De plus, l’évasion fiscale concerne l’ensemble des multinationales (comme l’illustrent les cas Mc Donald’s, Nike, Total, Engie...) et pas seulement celles du numérique. Il est donc urgent de prendre des décisions pour que toutes les multinationales paient leur juste part d’impôt.
Si les États voulaient vraiment lutter contre l’évasion fiscale, ils devraient instaurer une taxation unitaire. Attac a calculé qu’avec une telle taxation Apple, Microsoft, Facebook et Google devraient payer en France un impôt sur les sociétés de 7 à 22 fois supérieur à ce qu’elles ont effectivement payé en 2017 (https://france.attac.org/nos-publications/notes-et-rapports/article/la-taxation-unitaire-pour-lutter-contre-l-evasion-fiscale-des-multinationales ) !
Amazonie et Mercosur :
Face à l’émotion internationale suscitée par les feux de forêts en Amazonie et le refus du président brésilien Jair Bolsonaro d’en faire une priorité, Emmanuel Macron a annoncé, à la veille du G7 de Biarritz, retirer son soutien à l’accord de commerce controversé entre l’UE et le Mercosur.

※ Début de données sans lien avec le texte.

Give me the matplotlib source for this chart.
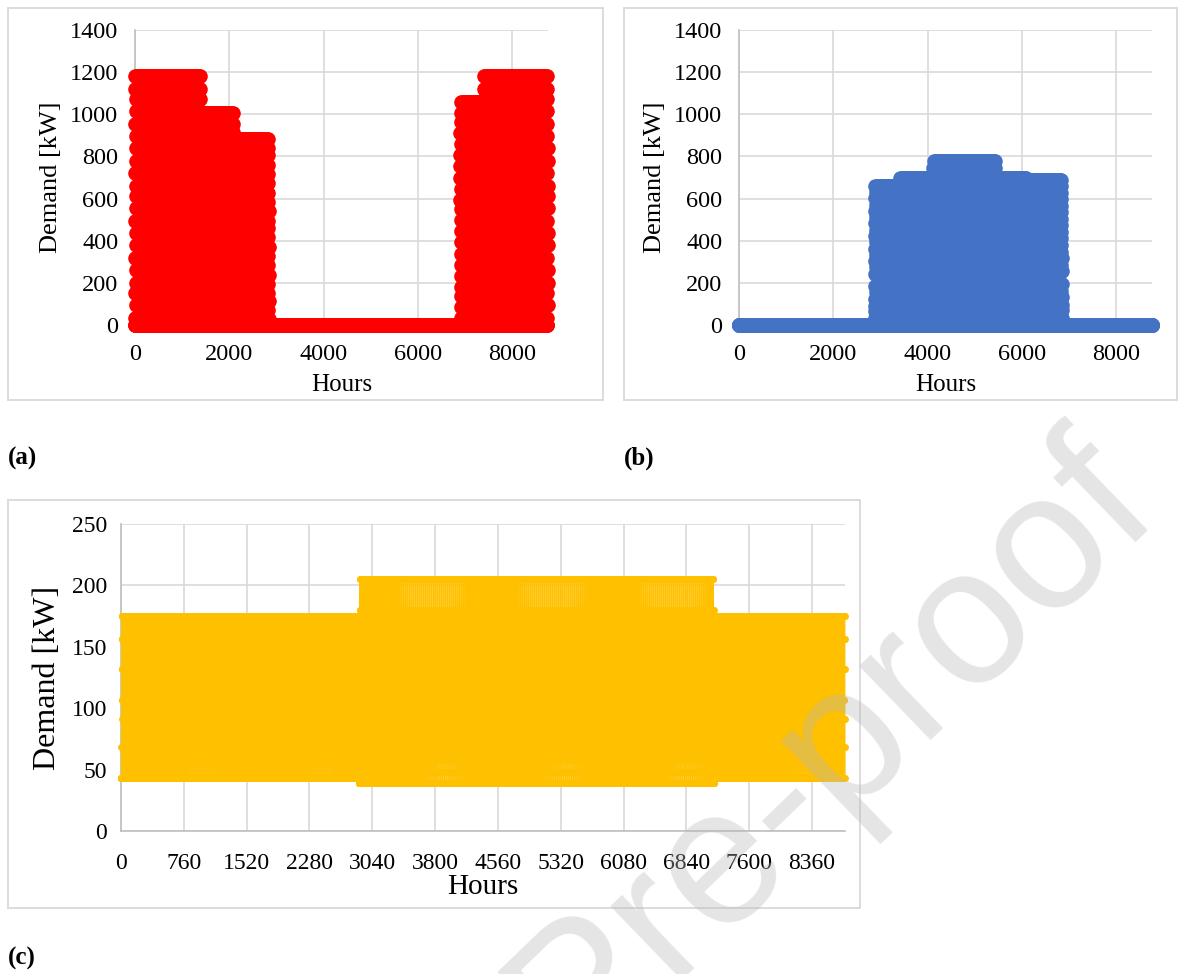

Pour Maxime Combes, porte-parole d’Attac France, cette annonce vise principalement à désamorcer la mobilisation du monde agricole français contre les accords de commerce en général, CETA y compris ; l’exécutif français manque donc l’essentiel : la France, et plus généralement l’UE, pourraient en effet utilement intervenir, notamment en matière commerciale, pour juguler les causes de la déforestation qui sont de leur responsabilité, comme bannir les importations de produits issus de zones déforestées. En se limitant à l’accord UE-Mercosur, Emmanuel Macron a de fait exclu toute possibilité de réguler directement le commerce des biens, notamment agricoles, les activités des entreprises et les investissements bilatéraux France-Brésil dont une partie est pourtant indissociablement liée aux vecteurs de déforestation en Amazonie}".
Par exemple, en France, l’exécutif pourrait utilement appuyer les efforts des ONG visant à ce que les entreprises françaises appliquent la loi sur le devoir de vigilance votée en 2017 : n’est-il pas temps que l’ensemble des grandes entreprises françaises s’assurent que leurs filiales et leurs fournisseurs excluent drastiquement tous les produits issus des zones de déforestation ? Enfin, l’exécutif devrait faire preuve d’un peu de cohérence en arrêtant immédiatement de délivrer des permis de recherche et d’exploitations miniers en Guyane (de nouveaux titres ont été délivrés pendant l’été) qui menacent la partie française des forêts tropicales d’Amérique du Sud.